# [Short problem]
Please, without the pictures, retype exactly the lines from the start of the material through the line that holds "var plotLeft = 118, plotRight".

# [Data lines]
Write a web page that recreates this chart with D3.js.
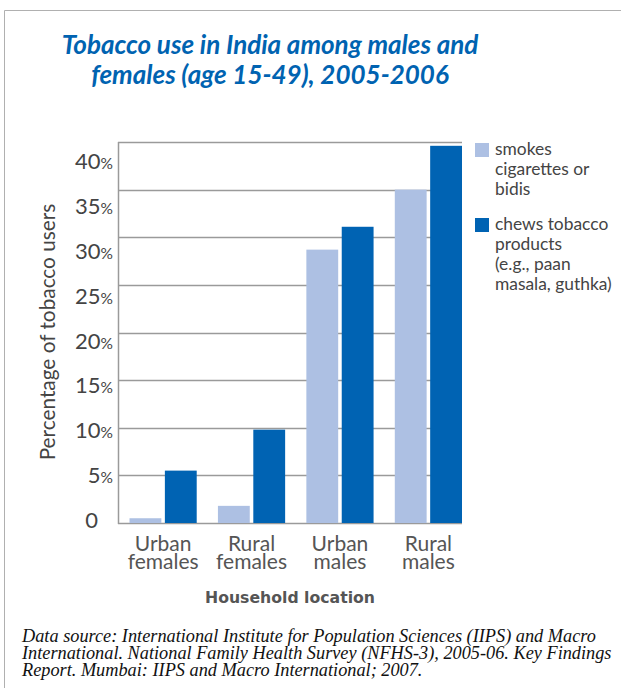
<!DOCTYPE html>
<html>
<head>
<meta charset="utf-8">
<script src="https://cdn.jsdelivr.net/npm/d3@7"></script>
<style>
  body { margin: 0; background: #fff; }
  svg { display: block; }
</style>
</head>
<body>
<svg></svg>
<script>
// data
var categories = [["Urban", "females"], ["Rural", "females"], ["Urban", "males"], ["Rural", "males"]];
var seriesNames = ["smokes", "chews"];
var smokes = [0.5, 1.8, 28.7, 35.0];
var chews = [5.5, 9.8, 31.1, 39.6];
var yTicks = [0, 5, 10, 15, 20, 25, 30, 35, 40];
var legendLabels = [
  ["smokes", "cigarettes or", "bidis"],
  ["chews tobacco", "products", "(e.g., paan", "masala, guthka)"]
];
var titleLines = ["Tobacco use in India among males and", "females (age 15-49), 2005-2006"];
var sourceLines = [
  "Data source: International Institute for Population Sciences (IIPS) and Macro",
  "International. National Family Health Survey (NFHS-3), 2005-06. Key Findings",
  "Report. Mumbai: IIPS and Macro International; 2007."
];

var svgWidth = 621, svgHeight = 688;
var colors = { smokes: "#adc0e3", chews: "#0063b3" };
var font = "Lato, 'Open Sans', sans-serif";

var svg = d3.select("svg")
  .attr("width", svgWidth)
  .attr("height", svgHeight);

// frame
svg.append("path")
  .attr("d", "M4.5,688 V10.5 H621")
  .attr("fill", "none")
  .attr("stroke", "#b0b0b0")
  .attr("stroke-width", 1);

// title
svg.selectAll(".title")
  .data(titleLines)
  .enter()
  .append("text")
  .attr("class", "title")
  .attr("x", 270)
  .attr("y", function(d, i) { return 54 + i * 30; })
  .attr("text-anchor", "middle")
  .attr("font-family", font)
  .attr("font-weight", 700)
  .attr("font-style", "italic")
  .attr("font-size", 26)
  .attr("fill", "#0063b1")
  .text(function(d) { return d; });

var plotLeft = 118, plotRight = 462, plotTop = 142, plotBottom = 523;

var yScale = d3.scaleLinear()
  .domain([0, 40])
  .range([plotBottom, plotTop]);

// the tick labels in the original drift away from the gridlines, so they get their own scale
var yLabelScale = d3.scaleLinear()
  .domain([0, 40])
  .range([528, 169]);

var x0 = d3.scaleBand()
  .domain(d3.range(categories.length))
  .range([129.5, 462])
  .paddingInner(0.24)
  .paddingOuter(0);

var x1 = d3.scaleBand()
  .domain(seriesNames)
  .range([0, x0.bandwidth()])
  .paddingInner(0.1);

// gridlines
svg.append("g")
  .selectAll("line")
  .data(yTicks)
  .enter()
  .append("line")
  .attr("x1", plotLeft)
  .attr("x2", plotRight)
  .attr("y1", function(d) { return Math.round(yScale(d)) + 0.5; })
  .attr("y2", function(d) { return Math.round(yScale(d)) + 0.5; })
  .attr("stroke", "#9a9a9a")
  .attr("stroke-width", 1.5);

// y axis line
svg.append("line")
  .attr("x1", plotLeft + 0.5).attr("x2", plotLeft + 0.5)
  .attr("y1", plotTop).attr("y2", plotBottom + 1)
  .attr("stroke", "#9a9a9a")
  .attr("stroke-width", 1.5);

// bars
var rows = categories.map(function(c, i) {
  return [{ key: "smokes", value: smokes[i], i: i }, { key: "chews", value: chews[i], i: i }];
});

svg.append("g")
  .selectAll("g")
  .data(rows)
  .enter()
  .append("g")
  .attr("transform", function(d, i) { return "translate(" + x0(i) + ",0)"; })
  .selectAll("rect")
  .data(function(d) { return d; })
  .enter()
  .append("rect")
  .attr("x", function(d) { return x1(d.key); })
  .attr("width", x1.bandwidth())
  .attr("y", function(d) { return yScale(d.value); })
  .attr("height", function(d) { return yScale(0) - yScale(d.value); })
  .attr("fill", function(d) { return colors[d.key]; });

// y tick labels
var yLab = svg.append("g")
  .selectAll("text")
  .data(yTicks)
  .enter()
  .append("text")
  .attr("x", function(d) { return d === 0 ? 98 : 113; })
  .attr("y", function(d) { return yLabelScale(d); })
  .attr("text-anchor", "end")
  .attr("font-family", font)
  .attr("fill", "#444");
yLab.append("tspan")
  .attr("font-size", 22)
  .text(function(d) { return d; });
yLab.append("tspan")
  .attr("font-size", 15.5)
  .text(function(d) { return d === 0 ? "" : "%"; });

// y axis title
svg.append("text")
  .attr("transform", "translate(55,332) rotate(-90)")
  .attr("text-anchor", "middle")
  .attr("font-family", font)
  .attr("font-size", 20.8)
  .attr("fill", "#444")
  .text("Percentage of tobacco users");

// x labels
svg.append("g")
  .selectAll("text")
  .data(categories)
  .enter()
  .append("text")
  .attr("text-anchor", "middle")
  .attr("font-family", font)
  .attr("font-size", 21)
  .attr("fill", "#555")
  .each(function(d, i) {
    var cx = x0(i) + x0.bandwidth() / 2;
    d3.select(this).selectAll("tspan")
      .data(d)
      .enter()
      .append("tspan")
      .attr("x", cx)
      .attr("y", function(t, j) { return 551 + j * 18; })
      .text(function(t) { return t; });
  });

svg.append("text")
  .attr("x", 290)
  .attr("y", 603)
  .attr("text-anchor", "middle")
  .attr("font-family", "'DejaVu Sans', sans-serif")
  .attr("font-weight", 700)
  .attr("font-size", 15.7)
  .attr("fill", "#555")
  .text("Household location");

// legend
var legendTop = [143, 218];
var leg = svg.append("g")
  .selectAll("g")
  .data(seriesNames)
  .enter()
  .append("g")
  .attr("transform", function(d, i) { return "translate(475," + legendTop[i] + ")"; });
leg.append("rect")
  .attr("width", 14)
  .attr("height", 14)
  .attr("fill", function(d) { return colors[d]; });
leg.append("text")
  .attr("font-family", font)
  .attr("font-size", 17.4)
  .attr("fill", "#444")
  .each(function(d, i) {
    d3.select(this).selectAll("tspan")
      .data(legendLabels[i])
      .enter()
      .append("tspan")
      .attr("x", 20)
      .attr("y", function(t, j) { return 12 + j * 20; })
      .text(function(t) { return t; });
  });

// source
svg.append("g")
  .selectAll("text")
  .data(sourceLines)
  .enter()
  .append("text")
  .attr("x", 22)
  .attr("y", function(d, i) { return 642 + i * 17; })
  .attr("font-family", "'Liberation Serif', serif")
  .attr("font-style", "italic")
  .attr("font-size", 18.3)
  .attr("fill", "#111")
  .text(function(d) { return d; });
</script>
</body>
</html>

# [Written response]
Write a web page that recreates this chart with D3.js.
<!DOCTYPE html>
<html>
<head>
<meta charset="utf-8">
<script src="https://cdn.jsdelivr.net/npm/d3@7"></script>
<style>
  body { margin: 0; background: #fff; }
  svg { display: block; }
</style>
</head>
<body>
<svg></svg>
<script>
// data
var categories = [["Urban", "females"], ["Rural", "females"], ["Urban", "males"], ["Rural", "males"]];
var seriesNames = ["smokes", "chews"];
var smokes = [0.5, 1.8, 28.7, 35.0];
var chews = [5.5, 9.8, 31.1, 39.6];
var yTicks = [0, 5, 10, 15, 20, 25, 30, 35, 40];
var legendLabels = [
  ["smokes", "cigarettes or", "bidis"],
  ["chews tobacco", "products", "(e.g., paan", "masala, guthka)"]
];
var titleLines = ["Tobacco use in India among males and", "females (age 15-49), 2005-2006"];
var sourceLines = [
  "Data source: International Institute for Population Sciences (IIPS) and Macro",
  "International. National Family Health Survey (NFHS-3), 2005-06. Key Findings",
  "Report. Mumbai: IIPS and Macro International; 2007."
];

var svgWidth = 621, svgHeight = 688;
var colors = { smokes: "#adc0e3", chews: "#0063b3" };
var font = "Lato, 'Open Sans', sans-serif";

var svg = d3.select("svg")
  .attr("width", svgWidth)
  .attr("height", svgHeight);

// frame
svg.append("path")
  .attr("d", "M4.5,688 V10.5 H621")
  .attr("fill", "none")
  .attr("stroke", "#b0b0b0")
  .attr("stroke-width", 1);

// title
svg.selectAll(".title")
  .data(titleLines)
  .enter()
  .append("text")
  .attr("class", "title")
  .attr("x", 270)
  .attr("y", function(d, i) { return 54 + i * 30; })
  .attr("text-anchor", "middle")
  .attr("font-family", font)
  .attr("font-weight", 700)
  .attr("font-style", "italic")
  .attr("font-size", 26)
  .attr("fill", "#0063b1")
  .text(function(d) { return d; });

var plotLeft = 118, plotRight = 462, plotTop = 142, plotBottom = 523;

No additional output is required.